6.      Noncompetitive inhibitors do not directly compete but they impede enzymatic  reactions by binding to another part of the enzyme and cause the enzyme to change its conformation making the active sit unreceptive.

7.      Some poisons act by inhibiting enzymes.

8.      Antibiotics are inhibitors for specific bacteria.

9.      Penicillin blocks the active site of an enzyme that many bacteria use to make their cell walls.

10. Selective inhibition and activation of enzymes by molecules naturally present in the cell are essential mechanisms in metabolic control.

X.  The Control of Metabolism

A.     Metabolic control often depends on allosteric regulation

1.      The regulatory noncompetitive inhibitors change an enzymeís shape and function by binding weakly to an allosteric site, a specific receptor site on some part of the enzyme molecule remote from the active cell.

2.      The effect of this allosteric regulation may inhibit or stimulate

3.      Allosteric regulation

a.      Most allosterically regulate enzymes are constructed from two or more polypeptide chains or subunits.

b.      Each subunit has its own active site and allosteric sites are often located where the subunits are joined.

c.      The binding of an activator to an allosteric site stabilizes the conformation that has a functional active site, whereas the binding of an allosteric inhibitor stabilizes the inactive form.

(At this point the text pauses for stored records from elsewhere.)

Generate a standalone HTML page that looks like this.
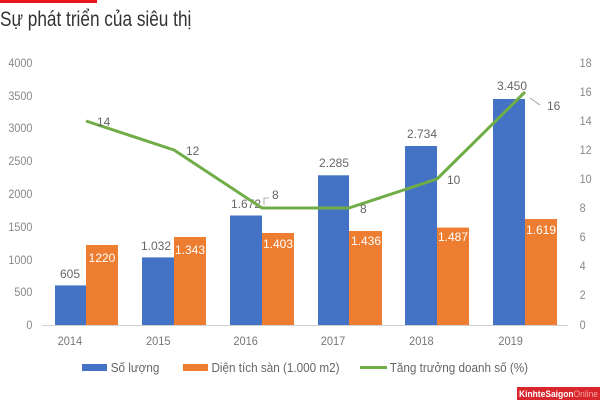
<!DOCTYPE html>
<html><head><meta charset="utf-8"><style>
html,body{margin:0;padding:0;background:#fff;width:600px;height:400px;overflow:hidden}
svg{display:block}
text{font-family:"Liberation Sans",sans-serif}
</style></head><body>
<svg width="600" height="400" viewBox="0 0 600 400">
<rect x="0" y="0" width="97" height="3" fill="#e8141b"/>
<text x="0" y="26" font-size="21" fill="#333" transform="scale(0.82,1)">Sự phát triển của siêu thị</text>
<g font-size="12" fill="#888" text-anchor="end" transform="scale(0.9,1)">
<text x="36" y="67">4000</text><text x="36" y="100">3500</text><text x="36" y="132">3000</text>
<text x="36" y="165">2500</text><text x="36" y="198">2000</text><text x="36" y="231">1500</text>
<text x="36" y="264">1000</text><text x="36" y="296">500</text><text x="36" y="329">0</text>
</g>
<g font-size="12" fill="#888" transform="scale(0.9,1)">
<text x="644" y="67">18</text><text x="644" y="96">16</text><text x="644" y="125">14</text>
<text x="644" y="154">12</text><text x="644" y="183">10</text><text x="644" y="212">8</text>
<text x="644" y="241">6</text><text x="644" y="270">4</text><text x="644" y="299">2</text>
<text x="644" y="329">0</text>
</g>
<line x1="42" y1="325.5" x2="568" y2="325.5" stroke="#d0d0d0" stroke-width="1"/>
<g fill="#4472c4">
<rect x="55" y="285.4" width="31" height="39.6"/>
<rect x="142" y="257.4" width="32" height="67.6"/>
<rect x="230" y="215.5" width="32" height="109.5"/>
<rect x="318" y="175.3" width="31" height="149.7"/>
<rect x="405" y="146" width="32" height="179"/>
<rect x="493" y="99" width="32" height="226"/>
</g>
<g fill="#ed7d31">
<rect x="86" y="245" width="32" height="80"/>
<rect x="174" y="237" width="32" height="88"/>
<rect x="262" y="233" width="32" height="92"/>
<rect x="349" y="231" width="33" height="94"/>
<rect x="437" y="227.6" width="32" height="97.4"/>
<rect x="525" y="219" width="32" height="106"/>
</g>
<g font-size="12" fill="#666" text-anchor="middle">
<text x="70" y="278">605</text><text x="156" y="250">1.032</text><text x="246" y="208">1.672</text>
<text x="334" y="167">2.285</text><text x="422" y="138">2.734</text><text x="512" y="90">3.450</text>
</g>
<g font-size="12" fill="#fff" text-anchor="middle">
<text x="102" y="262">1220</text><text x="190" y="254">1.343</text><text x="278" y="248">1.403</text>
<text x="366" y="245">1.436</text><text x="453" y="241">1.487</text><text x="541" y="234">1.619</text>
</g>
<polyline points="86,121 174,150 262,208 349,208 437,179 525,92" fill="none" stroke="#70ad47" stroke-width="3" stroke-linejoin="round"/>
<g font-size="12" fill="#666">
<text x="97" y="126">14</text><text x="186" y="155">12</text><text x="272" y="199">8</text>
<text x="360" y="213">8</text><text x="447" y="184">10</text><text x="547" y="110">16</text>
</g>
<polyline points="264,205 264,198 269,198" fill="none" stroke="#999" stroke-width="0.8"/>
<line x1="530" y1="98" x2="540" y2="105" stroke="#999" stroke-width="0.8"/>
<g font-size="12" fill="#777" text-anchor="middle" transform="scale(0.92,1)">
<text x="76" y="345">2014</text><text x="172" y="345">2015</text><text x="267" y="345">2016</text>
<text x="362" y="345">2017</text><text x="458" y="345">2018</text><text x="555" y="345">2019</text>
</g>
<rect x="82" y="364" width="25" height="7" fill="#4472c4"/>
<rect x="183" y="364" width="25" height="7" fill="#ed7d31"/>
<line x1="360" y1="367.5" x2="387" y2="367.5" stroke="#70ad47" stroke-width="3"/>
<g font-size="13" fill="#666" transform="scale(0.9,1)">
<text x="123" y="372">Số lượng</text>
<text x="235" y="372">Diện tích sàn (1.000 m2)</text>
<text x="433" y="372">Tăng trưởng doanh số (%)</text>
</g>
<rect x="517" y="387" width="83" height="13" fill="#d9262c"/>
<text x="519" y="397" font-size="9" fill="#fff" font-family="Liberation Serif,serif" font-weight="bold" transform="scale(1,1)" textLength="79" lengthAdjust="spacingAndGlyphs">KinhteSaigon<tspan fill="#f3a0a0" font-weight="normal">Online</tspan></text>
</svg>
</body></html>
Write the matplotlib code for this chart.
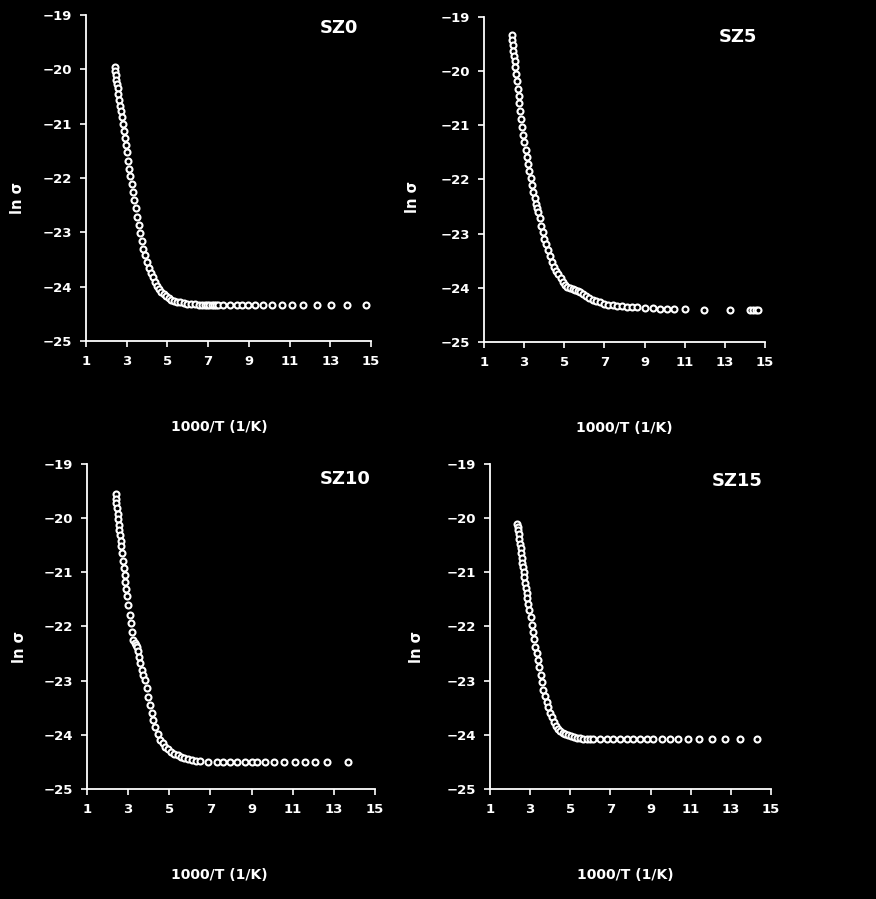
import matplotlib
matplotlib.use("Agg")
import matplotlib.pyplot as plt

# 1000/T (1/K) and ln(sigma)
sz0_x = [2.40, 2.43, 2.46, 2.49, 2.52, 2.55, 2.59, 2.63, 2.67, 2.71, 2.75, 2.80, 2.85, 2.90,
         2.95, 3.00, 3.06, 3.12, 3.18, 3.24, 3.30, 3.37, 3.44, 3.51, 3.58, 3.66, 3.74, 3.82,
         3.90, 3.99, 4.08, 4.17, 4.27, 4.37, 4.47, 4.58, 4.69, 4.81, 4.93, 5.06, 5.19, 5.33,
         5.48, 5.63, 5.79, 5.96, 6.14, 6.33, 6.53, 6.70, 6.84, 6.95, 7.06, 7.17, 7.30, 7.40,
         7.50, 7.74, 8.07, 8.40, 8.65, 8.97, 9.30, 9.71, 10.12, 10.61, 11.10, 11.67, 12.33,
         13.06, 13.80, 14.75]
sz0_y = [-19.95, -20.03, -20.11, -20.19, -20.27, -20.35, -20.46, -20.56, -20.67, -20.77,
         -20.88, -21.01, -21.14, -21.27, -21.40, -21.53, -21.68, -21.83, -21.97, -22.11,
         -22.25, -22.41, -22.56, -22.71, -22.86, -23.02, -23.16, -23.30, -23.42, -23.54,
         -23.65, -23.74, -23.83, -23.91, -23.98, -24.04, -24.09, -24.14, -24.18, -24.21,
         -24.24, -24.26, -24.28, -24.29, -24.30, -24.31, -24.32, -24.32, -24.33, -24.33,
         -24.33, -24.33, -24.33, -24.33, -24.33, -24.33, -24.33, -24.33, -24.33, -24.33,
         -24.33, -24.33, -24.33, -24.33, -24.33, -24.33, -24.33, -24.33, -24.33, -24.33,
         -24.33, -24.33]

sz5_x = [2.38, 2.41, 2.44, 2.47, 2.50, 2.53, 2.56, 2.60, 2.64, 2.68, 2.72, 2.76, 2.81, 2.86,
         2.91, 2.96, 3.01, 3.07, 3.13, 3.19, 3.25, 3.32, 3.39, 3.46, 3.53, 3.60, 3.65, 3.70,
         3.77, 3.85, 3.93, 4.01, 4.10, 4.19, 4.29, 4.39, 4.49, 4.60, 4.71, 4.82, 4.93, 5.04,
         5.16, 5.28, 5.41, 5.55, 5.68, 5.80, 5.94, 6.09, 6.25, 6.42, 6.60, 6.79, 6.99, 7.20,
         7.42, 7.65, 7.88, 8.12, 8.37, 8.61, 9.02, 9.44, 9.77, 10.10, 10.47, 11.01, 11.96,
         13.26, 14.25, 14.42, 14.55, 14.67]
sz5_y = [-19.33, -19.42, -19.52, -19.62, -19.72, -19.82, -19.93, -20.06, -20.19, -20.33,
         -20.46, -20.59, -20.74, -20.88, -21.03, -21.17, -21.31, -21.45, -21.59, -21.72,
         -21.85, -21.98, -22.11, -22.23, -22.35, -22.46, -22.52, -22.60, -22.72, -22.85,
         -22.97, -23.09, -23.20, -23.31, -23.42, -23.52, -23.61, -23.69, -23.75, -23.82,
         -23.89, -23.95, -23.98, -24.00, -24.02, -24.04, -24.05, -24.08, -24.12, -24.15,
         -24.19, -24.22, -24.25, -24.27, -24.29, -24.31, -24.32, -24.33, -24.34, -24.35,
         -24.36, -24.36, -24.37, -24.38, -24.39, -24.39, -24.40, -24.40, -24.41, -24.41,
         -24.41, -24.41, -24.41, -24.41]

sz10_x = [2.39, 2.41, 2.43, 2.46, 2.49, 2.52, 2.55, 2.58, 2.61, 2.64, 2.67, 2.71, 2.75, 2.79,
          2.83, 2.87, 2.91, 2.95, 3.00, 3.09, 3.12, 3.17, 3.25, 3.33, 3.38, 3.42, 3.49, 3.54,
          3.58, 3.66, 3.74, 3.82, 3.90, 3.98, 4.06, 4.15, 4.23, 4.31, 4.43, 4.55, 4.68, 4.81,
          4.95, 5.09, 5.24, 5.40, 5.56, 5.73, 5.91, 6.10, 6.29, 6.49, 6.90, 7.30, 7.63, 7.95,
          8.28, 8.68, 9.01, 9.25, 9.65, 10.09, 10.58, 11.11, 11.60, 12.08, 12.68, 13.70]
sz10_y = [-19.56, -19.64, -19.72, -19.82, -19.92, -20.02, -20.12, -20.22, -20.32, -20.42,
          -20.52, -20.65, -20.79, -20.92, -21.05, -21.18, -21.31, -21.44, -21.60, -21.79,
          -21.94, -22.10, -22.25, -22.31, -22.34, -22.37, -22.46, -22.57, -22.68, -22.80,
          -22.90, -22.99, -23.14, -23.30, -23.45, -23.60, -23.73, -23.85, -23.98, -24.09,
          -24.16, -24.22, -24.27, -24.31, -24.35, -24.38, -24.41, -24.43, -24.45, -24.47,
          -24.48, -24.49, -24.50, -24.50, -24.51, -24.51, -24.51, -24.51, -24.51, -24.51,
          -24.51, -24.51, -24.51, -24.51, -24.51, -24.51, -24.51, -24.51]

sz15_x = [2.36, 2.38, 2.40, 2.43, 2.46, 2.49, 2.52, 2.55, 2.58, 2.61, 2.64, 2.67, 2.70, 2.74,
          2.78, 2.82, 2.86, 2.91, 2.96, 3.02, 3.08, 3.14, 3.20, 3.26, 3.32, 3.38, 3.45, 3.52,
          3.59, 3.66, 3.74, 3.82, 3.90, 3.99, 4.08, 4.18, 4.28, 4.39, 4.50, 4.62, 4.75, 4.88,
          5.02, 5.17, 5.33, 5.49, 5.65, 5.82, 5.98, 6.15, 6.48, 6.82, 7.14, 7.48, 7.81, 8.14,
          8.47, 8.81, 9.14, 9.55, 9.97, 10.38, 10.88, 11.43, 12.05, 12.71, 13.46, 14.29]
sz15_y = [-20.10, -20.16, -20.22, -20.30, -20.39, -20.48, -20.56, -20.65, -20.74, -20.82,
          -20.91, -21.00, -21.08, -21.20, -21.29, -21.38, -21.47, -21.58, -21.70, -21.83,
          -21.97, -22.10, -22.23, -22.37, -22.49, -22.61, -22.75, -22.89, -23.03, -23.17,
          -23.28, -23.39, -23.49, -23.60, -23.68, -23.76, -23.83, -23.89, -23.93, -23.96,
          -23.99, -24.01, -24.03, -24.04, -24.05, -24.06, -24.07, -24.07, -24.08, -24.08,
          -24.08, -24.08, -24.08, -24.08, -24.08, -24.08, -24.08, -24.08, -24.08, -24.08,
          -24.08, -24.08, -24.08, -24.08, -24.08, -24.08, -24.08, -24.08]

names = ["SZ0", "SZ5", "SZ10", "SZ15"]
xs = [sz0_x, sz5_x, sz10_x, sz15_x]
ys = [sz0_y, sz5_y, sz10_y, sz15_y]
xticks = [1, 3, 5, 7, 9, 11, 13, 15]
yticks = [-25, -24, -23, -22, -21, -20, -19]

# axes boxes in figure fractions, plus label / title spots in axes coords
boxes = [[0.0982, 0.6207, 0.3253, 0.3626],
         [0.5525, 0.6196, 0.3208, 0.3615],
         [0.0993, 0.1224, 0.3288, 0.3615],
         [0.5594, 0.1224, 0.3208, 0.3615]]
xlab_pos = [(0.467, -0.242), (0.50, -0.242), (0.458, -0.243), (0.48, -0.243)]
ylab_pos = [(-0.242, 0.44), (-0.253, 0.446), (-0.233, 0.437), (-0.263, 0.437)]
title_pos = [(0.888, 0.96), (0.904, 0.938), (0.896, 0.954), (0.878, 0.948)]

plt.rcParams['font.family'] = 'DejaVu Sans'
plt.rcParams['font.weight'] = 'bold'

fig = plt.figure(figsize=(8.76, 8.99), dpi=100, facecolor='black')

for i in range(4):
    ax = fig.add_axes(boxes[i])
    ax.set_facecolor('black')
    ax.plot(xs[i], ys[i], 'o', ms=4.3, mfc='black', mec='white', mew=1.5, clip_on=False)
    ax.set_xlim(1, 15)
    ax.set_ylim(-25, -19)
    ax.set_xticks(xticks)
    ax.set_yticks(yticks)
    for s in ['top', 'right']:
        ax.spines[s].set_visible(False)
    for s in ['left', 'bottom']:
        ax.spines[s].set_color('white')
        ax.spines[s].set_linewidth(1.3)
    ax.tick_params(colors='white', direction='out', length=4, width=1.2,
                   labelsize=9.5, pad=6)
    for lab in ax.get_xticklabels() + ax.get_yticklabels():
        lab.set_fontweight('bold')

    ax.set_xlabel("1000/T (1/K)", color='white', fontsize=10, fontweight='bold')
    ax.xaxis.set_label_coords(*xlab_pos[i])
    ax.set_ylabel("ln σ", color='white', fontsize=10.5, fontweight='bold')
    ax.yaxis.set_label_coords(*ylab_pos[i])
    ax.yaxis.label.set_va('center')

    ax.text(title_pos[i][0], title_pos[i][1], names[i], transform=ax.transAxes,
            color='white', fontsize=13, fontweight='bold', ha='center', va='center')

fig.savefig("out.png", dpi=100, facecolor='black')
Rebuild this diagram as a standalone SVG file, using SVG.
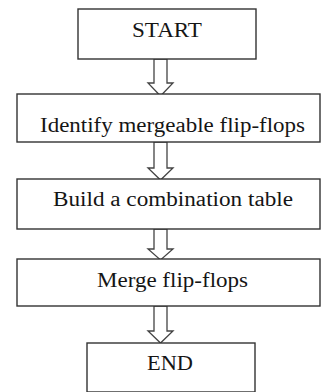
<svg xmlns="http://www.w3.org/2000/svg" width="321" height="392" viewBox="0 0 321 392">
<style>
.box{fill:#fff;stroke:#333;stroke-width:1.4}
.arr{fill:#fff;stroke:#444;stroke-width:1.3;stroke-linejoin:miter}
.t{font-family:'Liberation Serif','Times New Roman',serif;font-size:20px;fill:#151515;text-anchor:middle}
</style>
<rect width="321" height="392" fill="#fff"/>
<g id="connectors">
<polygon class="arr" points="154,59 154,83 148,83 160.5,96 173,83 167,83 167,59"/>
<polygon class="arr" points="154,142 154,168 148,168 160.5,180 173,168 167,168 167,142"/>
<polygon class="arr" points="154,229 154,249 148,249 160.5,260 173,249 167,249 167,229"/>
<polygon class="arr" points="154,306 154,331 148,331 160.5,343 173,331 167,331 167,306"/>
</g>
<g id="start"><rect class="box" x="78" y="9" width="178" height="50"/><text class="t" x="167" y="37" textLength="70" lengthAdjust="spacingAndGlyphs">START</text></g>
<g id="identify"><rect class="box" x="17" y="94" width="303" height="48"/><text class="t" x="172.5" y="132" textLength="265" lengthAdjust="spacingAndGlyphs">Identify mergeable flip-flops</text></g>
<g id="build"><rect class="box" x="17" y="179" width="303" height="50"/><text class="t" x="173" y="206" textLength="240" lengthAdjust="spacingAndGlyphs">Build a combination  table</text></g>
<g id="merge"><rect class="box" x="17" y="259" width="303" height="47"/><text class="t" x="172.5" y="287" textLength="151" lengthAdjust="spacingAndGlyphs">Merge flip-flops</text></g>
<g id="end"><rect class="box" x="87" y="343" width="168" height="49"/><text class="t" x="170" y="370" textLength="46" lengthAdjust="spacingAndGlyphs">END</text></g>
</svg>
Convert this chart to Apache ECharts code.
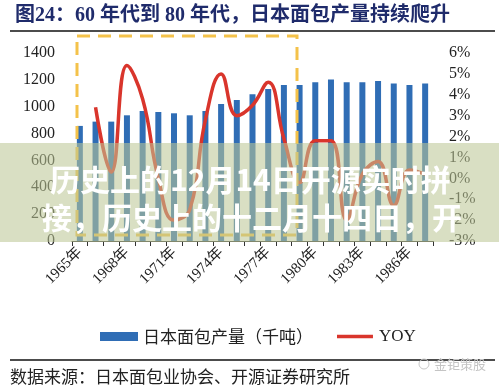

d.      The activity of an allosteric enzyme changes in response to fluctuating concentrations of the regulators.

4.      Feedback Inhibition.

a.      This is the switching off of a metabolic pathway by its end products  which acts as an inhibitor of an enzyme within the pathway.

b.      It slows down its own synthesis by allosterically inhibiting the enzyme from the very first step of the pathway.

c.      This prevents the cell from wasting chemical resources to synthesize more than necessary.

5.      Cooperativity

a.      This is a mechanism that amplifies the response of enzymes to substrates by priming the enzyme to accept more.